For Christmas a big group of us ‘leftovers’ who hadn’t gone home to our respective counties decided to head up to Moshi to spend time at Sam’s house there. We were quite a collective bunch - the core of us were Roots & Shoots volunteers but then we all had our share of other friends/people we had met on our travels who didn’t want to be lonely for the Christmas period. Unfortunately, because I had been sick, I was not able to buy a bus ticket in time to get up there on Christmas eve (It is very traditional for the Wachagga tribe people who live around Moshi to return home for Christmas so the buses from Dar were completely packed), so I spend 8 hours of Christmas day on a bus! As it happened though I didn’t miss out on much and arrived just in time for the feast. When I got to Sam’s he had already slaughtered the traditional goat and a Masai had skinned it for us - was not particularly upset about having missed this since watching the playback video was traumatizing enough for me! For those of you that are interested though, goats blood looks like a dark pink thick paint, much like the fake blood one sees in an old-fashioned attempt at a horror movie! This alone helped me get over my squeemishness and I ate the goat - previously named Rudolph - without too much of a problem.

After the food we exchanged small token gifts from until the ‘tree’ (A branch Sam had found and covered with chains of scraps of fabric that they had got from a local tailor, actually looked rather pretty!). Naturally the power had gone off, but the candles made everything feel nicely festive and good times were had all round - definitely a Christmas I’ll never forget!

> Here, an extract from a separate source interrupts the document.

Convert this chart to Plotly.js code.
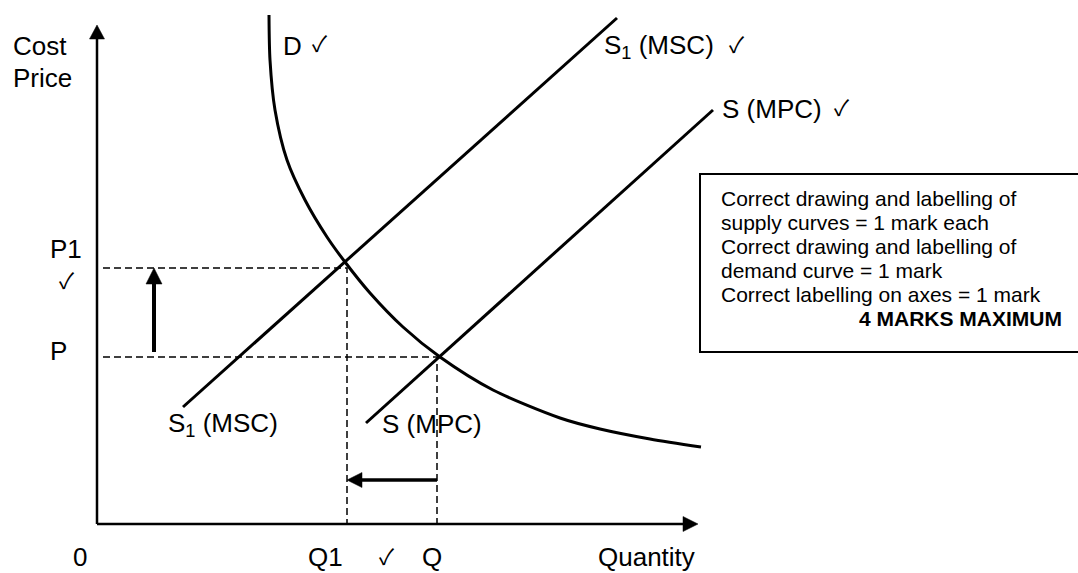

Boxing day was spent relaxing and chatting and then on the 27th me, Keisha (American volunteer in Dar), Una (Canadian volunteer based in Moshi) and Jan (Una’s brother who was visiting) went on safari with our friend Ambrose who is a tour guide and agreed to take us for probably a quarter of the price tourists normally pay. We headed off early for Lake Manyara National Park but unfortunately had a bit of a disappointing day because it chucked it down with rain so all the animals hid away. We did however see some hippos (I had to take a illegal wee by the hippo pool behind a tree because I was so desperate - early signs of turning into my mother) and some giraffe which were beautiful, as well as some baboons, wildebeest and monkeys - some of which got into our car whilst we were taking a (legal) toilet stop and stole our apples and chocolate. The funny thing though was that they actually left the chocolate wrappers in the car!! Much as we missed our snacks, we were pleased that the monkeys of the National Park were familiar with the concept of not littering!

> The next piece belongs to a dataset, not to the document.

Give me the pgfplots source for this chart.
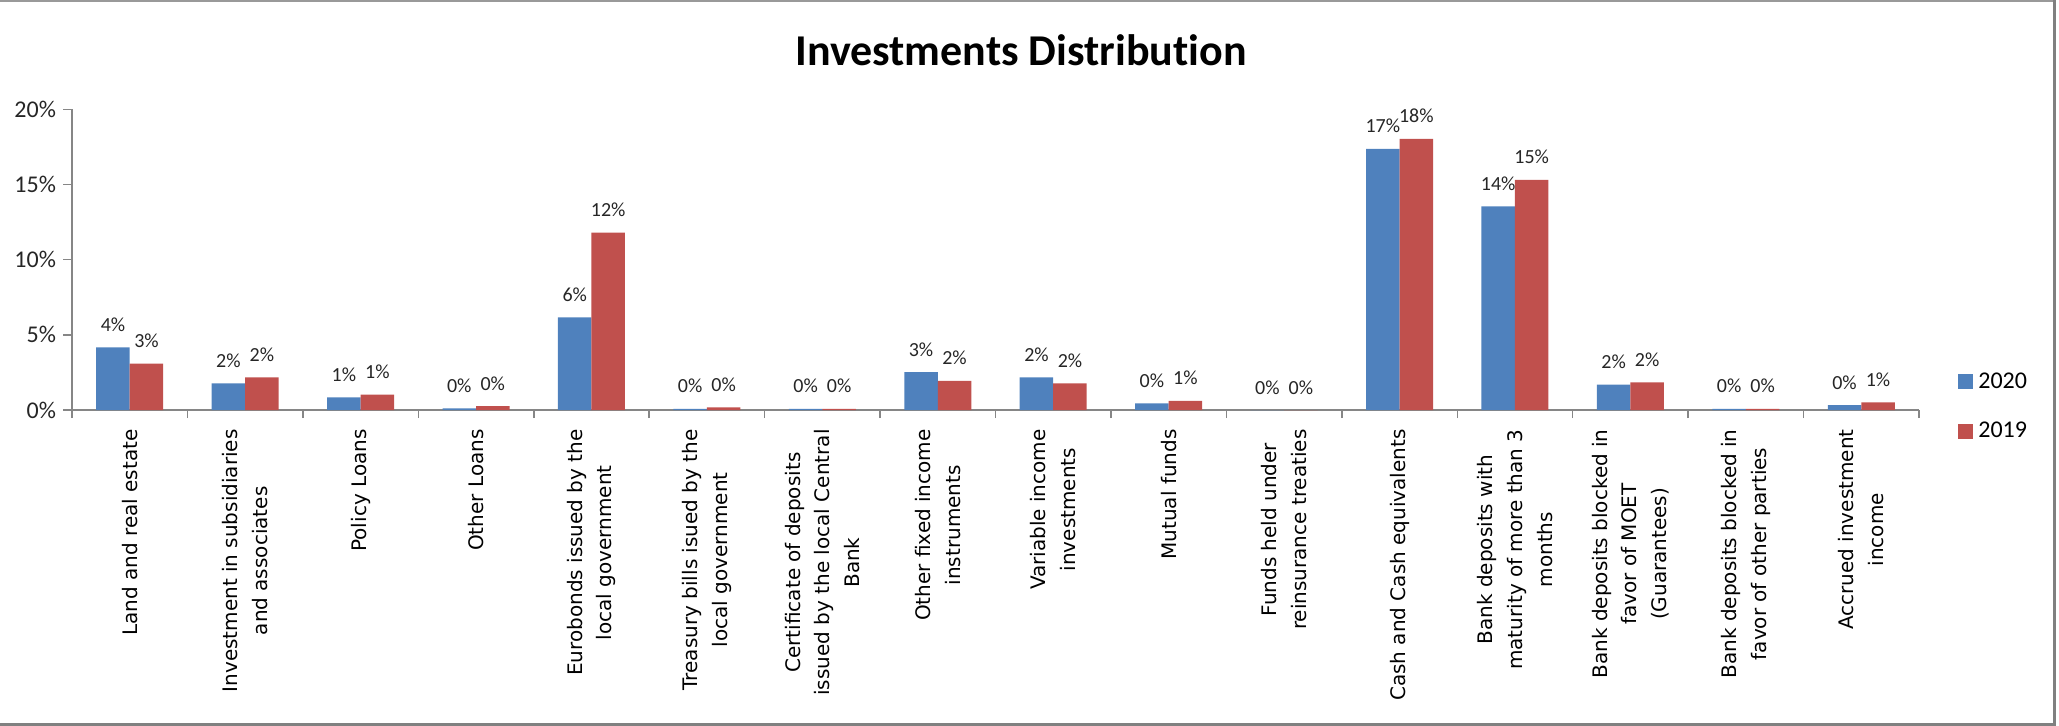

The second day of our safari, however, was definitely the highlight. Having stayed overnight in a friendly little guest house with lovely food we woke up at 5am, refreshed (ahem) and ready to go. On the way to Ngorogoro Crater we saw the sun rise over the hills behind us - definitely one of the most stunning sunrises I’ve seen since I arrived. By 8am we were at the crater which at the time was covered by a blanket of cloud, making the whole area look really mystical. As the day went on the cloud cleared and the views across the crater were beautiful. We saw loads of animals including wildebeest, warthogs, flamingos, ostriches, zebra, elephant, rhino and even a couple of sleepy lions. Seeing them all coexisting too really made the experience feel less ‘zoo-like’ and we got some beautiful photos.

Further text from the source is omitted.